Health authorities in Vancouver and Victoria have begun discussions about providing the services in clinics that already help people with addictions, for example, through clean needle programs.
“The situation here is getting worse,” said Dr. Mark Lysyshyn of Vancouver Coastal Health in an interview Thursday. “We just see that offering supervised-injection services is a more viable way to prevent some of the harm that’s being caused right now.”
The discussions mark a shift for harm-reduction proponents who were long stymied by the previous Conservative government. A rise in overdose deaths from the dangerous opioid fentanyl has added to the urgency, officials say.
Health authorities must apply for an exemption from federal drug laws in order to offer supervised-injection services. Lysyshyn said Vancouver Coastal Health is considering applying for a single exemption to cover multiple sites.
Community health centres are separate from hospitals and offer a range of services. It’s not yet known which ones would offer supervised injection, but the authority plans to target those that already offer harm reduction to drug users, he said.
Lysyshyn said the authority was encouraged by Health Canada’s recent approval of the Dr. Peter Centre, an HIV-AIDS clinic that has offered supervised injection along with other services in Vancouver’s west end since 2002.

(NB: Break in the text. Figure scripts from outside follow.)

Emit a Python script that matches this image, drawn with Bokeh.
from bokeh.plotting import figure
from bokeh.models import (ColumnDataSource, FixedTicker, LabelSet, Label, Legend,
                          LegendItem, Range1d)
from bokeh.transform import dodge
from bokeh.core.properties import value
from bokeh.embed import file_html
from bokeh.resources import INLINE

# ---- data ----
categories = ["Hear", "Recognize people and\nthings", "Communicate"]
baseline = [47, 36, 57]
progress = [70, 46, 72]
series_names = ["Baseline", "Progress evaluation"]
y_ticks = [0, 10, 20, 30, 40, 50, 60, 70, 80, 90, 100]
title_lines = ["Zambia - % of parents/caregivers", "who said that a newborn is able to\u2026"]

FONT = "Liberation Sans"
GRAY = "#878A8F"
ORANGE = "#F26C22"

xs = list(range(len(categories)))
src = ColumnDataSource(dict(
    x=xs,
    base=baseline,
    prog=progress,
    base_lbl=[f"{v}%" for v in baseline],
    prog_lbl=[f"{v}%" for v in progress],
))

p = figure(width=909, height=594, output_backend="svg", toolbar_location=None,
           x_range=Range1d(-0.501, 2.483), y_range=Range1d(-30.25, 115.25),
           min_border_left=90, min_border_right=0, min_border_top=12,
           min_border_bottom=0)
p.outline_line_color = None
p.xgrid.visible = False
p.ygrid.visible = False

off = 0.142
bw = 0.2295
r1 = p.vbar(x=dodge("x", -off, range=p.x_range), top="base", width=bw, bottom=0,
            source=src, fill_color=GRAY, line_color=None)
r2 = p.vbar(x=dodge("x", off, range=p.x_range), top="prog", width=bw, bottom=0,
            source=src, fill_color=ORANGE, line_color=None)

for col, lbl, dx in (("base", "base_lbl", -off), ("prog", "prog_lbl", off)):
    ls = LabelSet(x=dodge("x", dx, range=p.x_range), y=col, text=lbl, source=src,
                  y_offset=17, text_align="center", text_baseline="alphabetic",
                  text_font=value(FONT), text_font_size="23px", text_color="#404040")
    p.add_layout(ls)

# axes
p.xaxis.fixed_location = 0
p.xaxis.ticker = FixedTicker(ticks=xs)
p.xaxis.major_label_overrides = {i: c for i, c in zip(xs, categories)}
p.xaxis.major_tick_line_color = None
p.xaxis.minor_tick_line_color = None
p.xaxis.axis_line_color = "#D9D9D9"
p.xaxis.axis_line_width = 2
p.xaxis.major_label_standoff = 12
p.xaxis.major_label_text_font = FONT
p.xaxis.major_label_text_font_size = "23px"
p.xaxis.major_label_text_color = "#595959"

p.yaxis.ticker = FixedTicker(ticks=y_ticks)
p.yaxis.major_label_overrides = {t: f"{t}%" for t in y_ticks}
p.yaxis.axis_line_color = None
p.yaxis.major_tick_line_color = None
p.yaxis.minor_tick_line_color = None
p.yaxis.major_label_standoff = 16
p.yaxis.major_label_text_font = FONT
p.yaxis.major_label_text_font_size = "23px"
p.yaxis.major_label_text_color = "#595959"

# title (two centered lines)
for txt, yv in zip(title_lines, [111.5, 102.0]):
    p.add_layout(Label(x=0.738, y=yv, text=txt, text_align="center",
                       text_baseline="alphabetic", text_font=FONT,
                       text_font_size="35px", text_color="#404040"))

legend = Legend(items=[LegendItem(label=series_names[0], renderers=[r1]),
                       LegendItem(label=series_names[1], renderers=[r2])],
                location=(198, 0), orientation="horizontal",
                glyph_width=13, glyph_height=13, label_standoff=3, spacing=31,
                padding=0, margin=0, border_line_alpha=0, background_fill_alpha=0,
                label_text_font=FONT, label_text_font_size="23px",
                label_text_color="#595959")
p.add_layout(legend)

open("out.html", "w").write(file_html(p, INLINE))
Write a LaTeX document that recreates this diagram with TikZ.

“We’re sort of in a new world now,” he said. “There’s been a lot of interest in Canada in harm reduction and a belief that it’s been the right thing to do for people and that it saves lives, but we haven’t been able to move on that in the past 10 years.”
The B.C. Coroners Service has said overdose deaths are on the rise in the province and a growing portion are linked to fentanyl, a potent synthetic that is often cut with other drugs. Thirty per cent of overdose deaths involved fentanyl in 2015, up from five per cent in 2012.
Island Health spokeswoman Suzanne Germain said the authority has long considered supervised injection an important harm-reduction model, but only recently began active discussions with Victoria city officials and police about offering the service in community sites.
“The major factor for us has been the change in attitude at the federal government level. I think it was really clear under the previous government that something like this would not be approved.”
When the Conservatives were in power, the federal government waged a court battle for years against Vancouver’s only stand-alone supervised-injection site, Insite, eventually losing at the Supreme Court of Canada. It also brought in legislation that made it more challenging to open new sites.
Health Canada spokesman Sean Upton said it would be premature to speculate on whether the Liberal government would repeal the legislation.
“The government of Canada is committed to following an evidence-based approach to assessing applications for supervised consumption sites and to assessing applications under the existing legal framework without undue hindrance or delay,” he said.
Provincial health officer Dr. Perry Kendall said Vancouver and Victoria need more supervised-injection services. He said stand-alone centres like Insite work in communities with a high concentration of drug users, but they are an expensive model.
“When you have a number of clinics that are already serving this population and they’re already partly engaged in treatment, it’s a lot more affordable to build it into an existing facility,” he said.
“It may also incent people who weren’t engaged in primary care or addictions treatment to come in.”